Without the pictures, output the records below word for word.
○ ○ ○
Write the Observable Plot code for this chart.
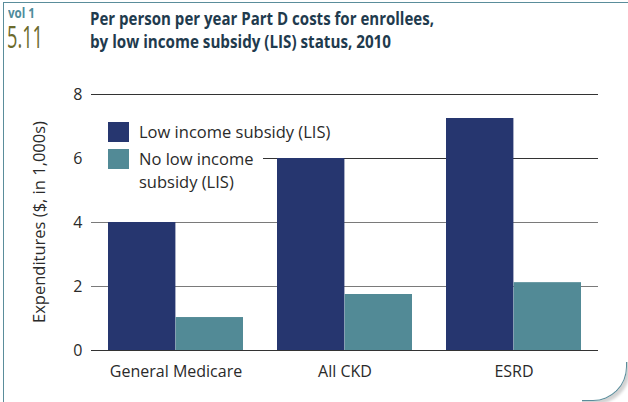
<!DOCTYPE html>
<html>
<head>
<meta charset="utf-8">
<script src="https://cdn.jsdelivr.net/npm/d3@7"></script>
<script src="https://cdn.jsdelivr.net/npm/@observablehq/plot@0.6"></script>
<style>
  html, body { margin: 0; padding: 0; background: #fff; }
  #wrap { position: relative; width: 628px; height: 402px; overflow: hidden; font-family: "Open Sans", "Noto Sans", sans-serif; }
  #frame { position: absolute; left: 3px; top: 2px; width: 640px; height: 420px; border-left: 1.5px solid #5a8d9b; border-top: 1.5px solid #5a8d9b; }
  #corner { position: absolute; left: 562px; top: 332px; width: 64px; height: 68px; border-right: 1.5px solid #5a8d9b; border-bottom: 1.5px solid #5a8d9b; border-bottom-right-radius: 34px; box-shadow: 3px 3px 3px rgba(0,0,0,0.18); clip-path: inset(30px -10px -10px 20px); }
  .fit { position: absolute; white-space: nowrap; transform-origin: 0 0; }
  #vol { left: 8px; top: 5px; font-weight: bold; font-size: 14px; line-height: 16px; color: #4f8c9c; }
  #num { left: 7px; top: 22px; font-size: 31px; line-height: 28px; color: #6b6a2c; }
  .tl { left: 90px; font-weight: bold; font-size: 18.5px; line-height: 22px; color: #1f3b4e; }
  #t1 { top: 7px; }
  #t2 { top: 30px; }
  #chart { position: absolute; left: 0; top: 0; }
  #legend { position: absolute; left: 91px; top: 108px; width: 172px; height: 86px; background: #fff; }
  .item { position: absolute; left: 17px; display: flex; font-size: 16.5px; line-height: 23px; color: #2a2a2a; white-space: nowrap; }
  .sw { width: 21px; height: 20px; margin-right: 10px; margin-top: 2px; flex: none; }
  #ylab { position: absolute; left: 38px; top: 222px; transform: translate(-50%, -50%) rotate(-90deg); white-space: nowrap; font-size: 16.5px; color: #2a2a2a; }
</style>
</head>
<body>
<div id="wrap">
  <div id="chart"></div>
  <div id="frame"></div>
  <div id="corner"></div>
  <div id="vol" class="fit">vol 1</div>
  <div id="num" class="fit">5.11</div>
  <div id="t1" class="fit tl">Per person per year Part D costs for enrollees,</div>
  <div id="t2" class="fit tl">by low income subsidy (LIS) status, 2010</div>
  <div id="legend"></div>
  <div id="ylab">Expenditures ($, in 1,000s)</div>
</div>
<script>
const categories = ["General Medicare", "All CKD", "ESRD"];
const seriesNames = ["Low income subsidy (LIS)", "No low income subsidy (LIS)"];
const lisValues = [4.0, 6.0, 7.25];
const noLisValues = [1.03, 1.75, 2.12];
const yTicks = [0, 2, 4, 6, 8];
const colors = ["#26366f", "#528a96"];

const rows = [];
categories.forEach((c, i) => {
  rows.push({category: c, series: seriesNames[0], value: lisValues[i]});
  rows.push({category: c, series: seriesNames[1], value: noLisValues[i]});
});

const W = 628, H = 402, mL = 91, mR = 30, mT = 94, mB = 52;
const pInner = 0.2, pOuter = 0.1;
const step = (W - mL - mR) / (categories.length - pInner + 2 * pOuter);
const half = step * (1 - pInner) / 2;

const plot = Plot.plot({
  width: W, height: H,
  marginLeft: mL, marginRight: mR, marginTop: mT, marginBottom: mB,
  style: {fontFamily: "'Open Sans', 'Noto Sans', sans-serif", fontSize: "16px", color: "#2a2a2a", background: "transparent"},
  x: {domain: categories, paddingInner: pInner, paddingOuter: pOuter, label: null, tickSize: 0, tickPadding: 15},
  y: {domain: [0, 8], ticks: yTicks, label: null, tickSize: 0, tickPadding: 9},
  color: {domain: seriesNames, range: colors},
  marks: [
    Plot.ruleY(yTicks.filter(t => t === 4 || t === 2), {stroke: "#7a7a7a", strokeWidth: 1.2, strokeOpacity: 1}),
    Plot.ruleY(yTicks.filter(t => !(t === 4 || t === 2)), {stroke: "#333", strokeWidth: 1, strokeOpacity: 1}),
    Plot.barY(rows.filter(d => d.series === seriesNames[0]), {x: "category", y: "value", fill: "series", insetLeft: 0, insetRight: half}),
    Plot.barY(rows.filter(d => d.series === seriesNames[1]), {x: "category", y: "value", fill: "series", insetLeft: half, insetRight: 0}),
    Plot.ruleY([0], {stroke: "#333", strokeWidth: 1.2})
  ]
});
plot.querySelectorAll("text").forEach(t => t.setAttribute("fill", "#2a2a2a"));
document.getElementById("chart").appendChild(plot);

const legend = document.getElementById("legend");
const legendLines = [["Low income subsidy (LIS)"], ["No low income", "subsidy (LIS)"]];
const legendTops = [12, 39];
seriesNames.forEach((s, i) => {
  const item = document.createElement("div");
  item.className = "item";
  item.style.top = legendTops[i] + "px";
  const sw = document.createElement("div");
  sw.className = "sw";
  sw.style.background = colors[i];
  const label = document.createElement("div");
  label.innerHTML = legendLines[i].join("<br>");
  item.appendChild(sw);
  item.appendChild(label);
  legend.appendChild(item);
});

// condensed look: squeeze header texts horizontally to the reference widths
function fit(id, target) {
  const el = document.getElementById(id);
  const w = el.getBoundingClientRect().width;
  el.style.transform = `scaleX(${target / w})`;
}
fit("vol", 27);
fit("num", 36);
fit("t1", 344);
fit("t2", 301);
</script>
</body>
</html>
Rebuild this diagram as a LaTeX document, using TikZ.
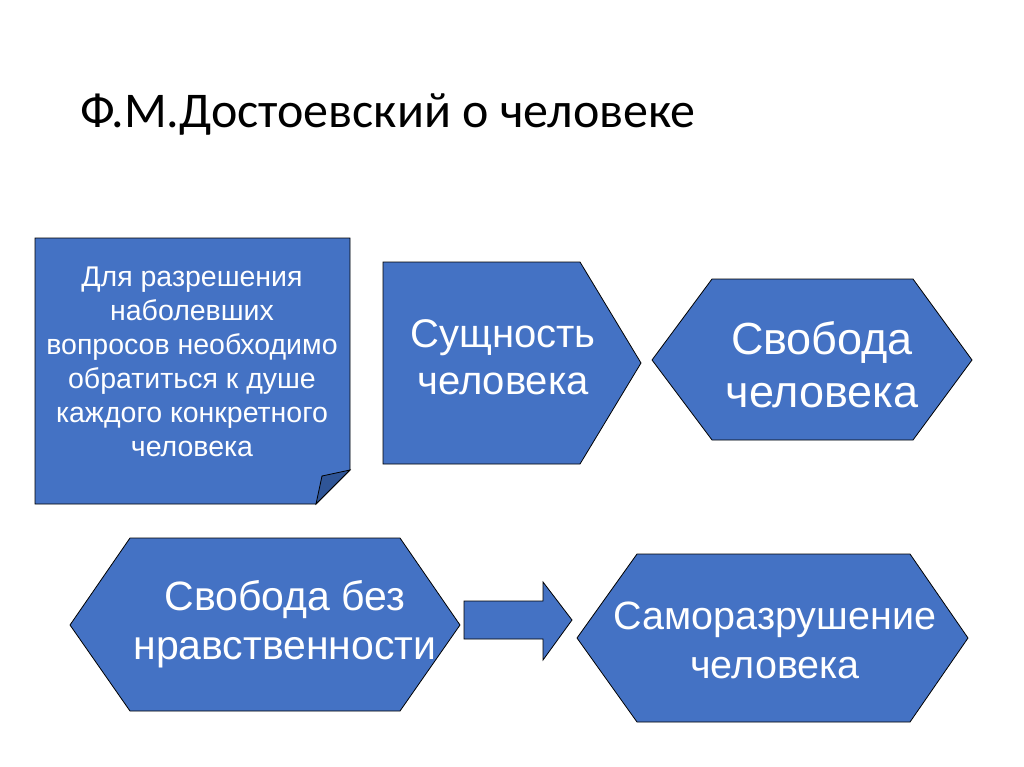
○ ○ ○
(SOLUTION TO THE PROBLEM)
Write the Observable Plot code for this chart.
<!DOCTYPE html>
<html>
<head>
<meta charset="utf-8">
<script src="https://cdn.jsdelivr.net/npm/d3@7"></script>
<script src="https://cdn.jsdelivr.net/npm/@observablehq/plot@0.6"></script>
<style>
  html, body { margin: 0; padding: 0; background: #fff; }
  #wrap { position: relative; width: 628px; height: 402px; overflow: hidden; font-family: "Open Sans", "Noto Sans", sans-serif; }
  #frame { position: absolute; left: 3px; top: 2px; width: 640px; height: 420px; border-left: 1.5px solid #5a8d9b; border-top: 1.5px solid #5a8d9b; }
  #corner { position: absolute; left: 562px; top: 332px; width: 64px; height: 68px; border-right: 1.5px solid #5a8d9b; border-bottom: 1.5px solid #5a8d9b; border-bottom-right-radius: 34px; box-shadow: 3px 3px 3px rgba(0,0,0,0.18); clip-path: inset(30px -10px -10px 20px); }
  .fit { position: absolute; white-space: nowrap; transform-origin: 0 0; }
  #vol { left: 8px; top: 5px; font-weight: bold; font-size: 14px; line-height: 16px; color: #4f8c9c; }
  #num { left: 7px; top: 22px; font-size: 31px; line-height: 28px; color: #6b6a2c; }
  .tl { left: 90px; font-weight: bold; font-size: 18.5px; line-height: 22px; color: #1f3b4e; }
  #t1 { top: 7px; }
  #t2 { top: 30px; }
  #chart { position: absolute; left: 0; top: 0; }
  #legend { position: absolute; left: 91px; top: 108px; width: 172px; height: 86px; background: #fff; }
  .item { position: absolute; left: 17px; display: flex; font-size: 16.5px; line-height: 23px; color: #2a2a2a; white-space: nowrap; }
  .sw { width: 21px; height: 20px; margin-right: 10px; margin-top: 2px; flex: none; }
  #ylab { position: absolute; left: 38px; top: 222px; transform: translate(-50%, -50%) rotate(-90deg); white-space: nowrap; font-size: 16.5px; color: #2a2a2a; }
</style>
</head>
<body>
<div id="wrap">
  <div id="chart"></div>
  <div id="frame"></div>
  <div id="corner"></div>
  <div id="vol" class="fit">vol 1</div>
  <div id="num" class="fit">5.11</div>
  <div id="t1" class="fit tl">Per person per year Part D costs for enrollees,</div>
  <div id="t2" class="fit tl">by low income subsidy (LIS) status, 2010</div>
  <div id="legend"></div>
  <div id="ylab">Expenditures ($, in 1,000s)</div>
</div>
<script>
const categories = ["General Medicare", "All CKD", "ESRD"];
const seriesNames = ["Low income subsidy (LIS)", "No low income subsidy (LIS)"];
const lisValues = [4.0, 6.0, 7.25];
const noLisValues = [1.03, 1.75, 2.12];
const yTicks = [0, 2, 4, 6, 8];
const colors = ["#26366f", "#528a96"];

const rows = [];
categories.forEach((c, i) => {
  rows.push({category: c, series: seriesNames[0], value: lisValues[i]});
  rows.push({category: c, series: seriesNames[1], value: noLisValues[i]});
});

const W = 628, H = 402, mL = 91, mR = 30, mT = 94, mB = 52;
const pInner = 0.2, pOuter = 0.1;
const step = (W - mL - mR) / (categories.length - pInner + 2 * pOuter);
const half = step * (1 - pInner) / 2;

const plot = Plot.plot({
  width: W, height: H,
  marginLeft: mL, marginRight: mR, marginTop: mT, marginBottom: mB,
  style: {fontFamily: "'Open Sans', 'Noto Sans', sans-serif", fontSize: "16px", color: "#2a2a2a", background: "transparent"},
  x: {domain: categories, paddingInner: pInner, paddingOuter: pOuter, label: null, tickSize: 0, tickPadding: 15},
  y: {domain: [0, 8], ticks: yTicks, label: null, tickSize: 0, tickPadding: 9},
  color: {domain: seriesNames, range: colors},
  marks: [
    Plot.ruleY(yTicks.filter(t => t === 4 || t === 2), {stroke: "#7a7a7a", strokeWidth: 1.2, strokeOpacity: 1}),
    Plot.ruleY(yTicks.filter(t => !(t === 4 || t === 2)), {stroke: "#333", strokeWidth: 1, strokeOpacity: 1}),
    Plot.barY(rows.filter(d => d.series === seriesNames[0]), {x: "category", y: "value", fill: "series", insetLeft: 0, insetRight: half}),
    Plot.barY(rows.filter(d => d.series === seriesNames[1]), {x: "category", y: "value", fill: "series", insetLeft: half, insetRight: 0}),
    Plot.ruleY([0], {stroke: "#333", strokeWidth: 1.2})
  ]
});
plot.querySelectorAll("text").forEach(t => t.setAttribute("fill", "#2a2a2a"));
document.getElementById("chart").appendChild(plot);

const legend = document.getElementById("legend");
const legendLines = [["Low income subsidy (LIS)"], ["No low income", "subsidy (LIS)"]];
const legendTops = [12, 39];
seriesNames.forEach((s, i) => {
  const item = document.createElement("div");
  item.className = "item";
  item.style.top = legendTops[i] + "px";
  const sw = document.createElement("div");
  sw.className = "sw";
  sw.style.background = colors[i];
  const label = document.createElement("div");
  label.innerHTML = legendLines[i].join("<br>");
  item.appendChild(sw);
  item.appendChild(label);
  legend.appendChild(item);
});

// condensed look: squeeze header texts horizontally to the reference widths
function fit(id, target) {
  const el = document.getElementById(id);
  const w = el.getBoundingClientRect().width;
  el.style.transform = `scaleX(${target / w})`;
}
fit("vol", 27);
fit("num", 36);
fit("t1", 344);
fit("t2", 301);
</script>
</body>
</html>
Rebuild this diagram as a LaTeX document, using TikZ.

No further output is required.